O süreçte de yabancılarla şirket evlilikleri moda haline gelmişti. Yarı yarıya başlayan ortaklıklar, bir kaç sene içinde yabancının sermaye artırımı, Türk tarafının da parası olmadığı için hisse azaltımı yöntemiyle tamamen yabancılaştılar. Hem de pazarı dahil…
Oysa doğrudan yabancı sermaye, ancak Türkiye’ye katma değer ve istihdam yaratarak gelirse kıymetlidir. Bu bilgi birikimi temelli ortaklıklar olursa, müthiş olur. Ama mevcut bir işletmenin pazarıyla birlikte katma değerine ortak olursa, buna yabancı sermaye yatırım değil, hisse devri denir.
Öyleyse biz virüs gündemine haklı olarak takılmışken, yarına ilişkin bu büyük tehlikenin doğru yapılanmasını bugünden kurgulamazsak, tarladan fabrikaya her şeyimizi tam devretmiş bir ülke olarak yeni ekonomi sürecine girer ve bugünkünden çok daha şiddetli sorunlar yaşarız.
Bu nedenle içte firma evlilikleri ve doğru kümelenme modellerinin oluşturulması her zamankinden daha önemli hale geldi. Eğer firma butik kalmayı tercih ediyorsa, tasarım destekleriyle onu katma değerli ürün yapar hale getirebiliriz. Lakin hedefinde büyümek ve yabancı ortaklık kurmak varsa dikkat!
Aynı konudaki üreticileri bir araya getirmeli, ölçeği büyütmeli; kümeleme çalışmasını da pazarlama, satış, finansman ve yazılım konusunda uzman partnerleri bir araya getirerek yapmalıyız.
Böylesi bir yapı sermaye gücü elde edebileceği gibi, zaten rekabet gücüne de kavuşacaktır.
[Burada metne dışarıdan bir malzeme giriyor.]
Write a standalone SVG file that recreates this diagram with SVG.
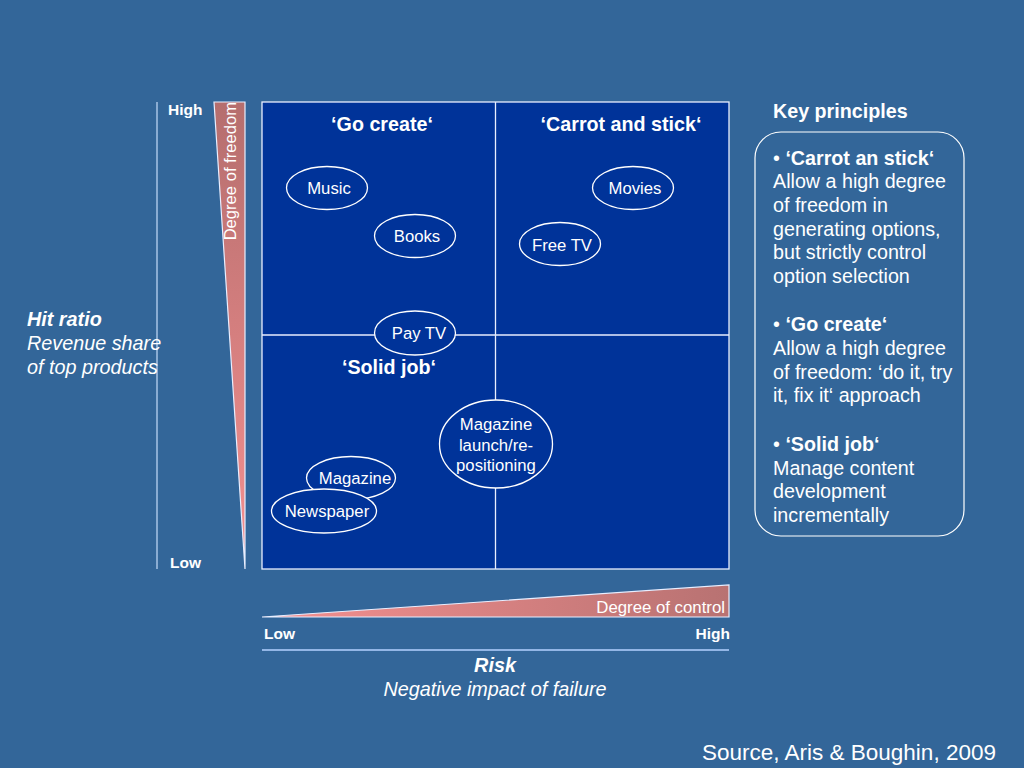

Ayrıca bu firmalar da tek başına kalmamalı. Sektörel dernekler bünyesinde ithalata bağlı hammadde ve benzeri ihtiyaçlarını toplu olarak karşılayacak modeller oluşturmalıdır.
Şayet bu tip bir yapı oluşturursak, birincisi olası ortaklıklarda firmalarımız, amiyane tabirle çırak çıkıp iki üç sene içinde pazarlarıyla birlikte firmalarını devretmekten kurtulur. İkincisi de bir evlilik yapacaksa masaya güçlü oturur. Yani evlilik katma değer, teknoloji gibi, bilgi paylaşımı gibi temellerin üzerinde şekillenir.
Meseleyi bugünkü durgun fotoğraftan okumak büyük hata olacaktır. Çünkü bugünler geçtiğinde suyun üzerinde kalacak her bir firmaya ve insan kaynağına ihtiyacımız olacak. Oysa mevcut halimizle bile devam etsek, dış ticaret istatistiklerine göz attığınızda durum parlak değil.
Mart 2020 rakamlarına baktığınızda ihracat geçen yılın aynı ayına göre yüzde 17,8 azalırken, ithalat yüzde 3,13 arttı. Yani makas yeniden tersine açılma eğilimini sürdürdü. Yetmiyor… Dış ticaret açığında şubat ayı itibariyle yüzde 72’lik bir hız göze çarpıyor. Yine yetmiyor…
Yüksek teknoloji ürün ihracatı yüzde 3,4 ile yerinde sayıyor. Yetmedi… Bir birim ihracat için elde ettiğimiz rakam azalırken, bir birim ithalat için ödediğimiz rakam da artıyor. İhracatta mutlaka adedin değil, elde edilen kazancın konuşulduğu bir yapı kurmalıyız. Yani ihracatçı birlikleri gibi gelire değil, cironun içindeki artıya, yani kazanca dikkat etmemiz gerekiyor.
Şimdi bu yapı, zaten avlaktaki Türkiye’yi daha riskli hale getiriyor. Bu ülkenin üretmeye, üretenine sahip çıkmaya ihtiyacı var. Sanayisinden tarımına, yazılımından hizmet sektörüne kadar her alanda çalışanıyla, işvereniyle üreten ekonomi yaratalım derken, üretimi tamamen kaybedip, salt pazar olmak istemiyorsak, bugünden önlem almaya başlamalıyız.
Yoksa kısa süre içinde finansmandan işsizliğe kadar tüm sorunları daha da ağırlaşmış, daha da fenası üretimsizleştiğimiz için telafi edemez hale gelmiş olarak kendimizi bulabiliriz. Yabancılar Türkiye’yi avlak olarak seçti. Şimdi kararı siz verin. Türk reel sektörü av mı olsun, avcı mı?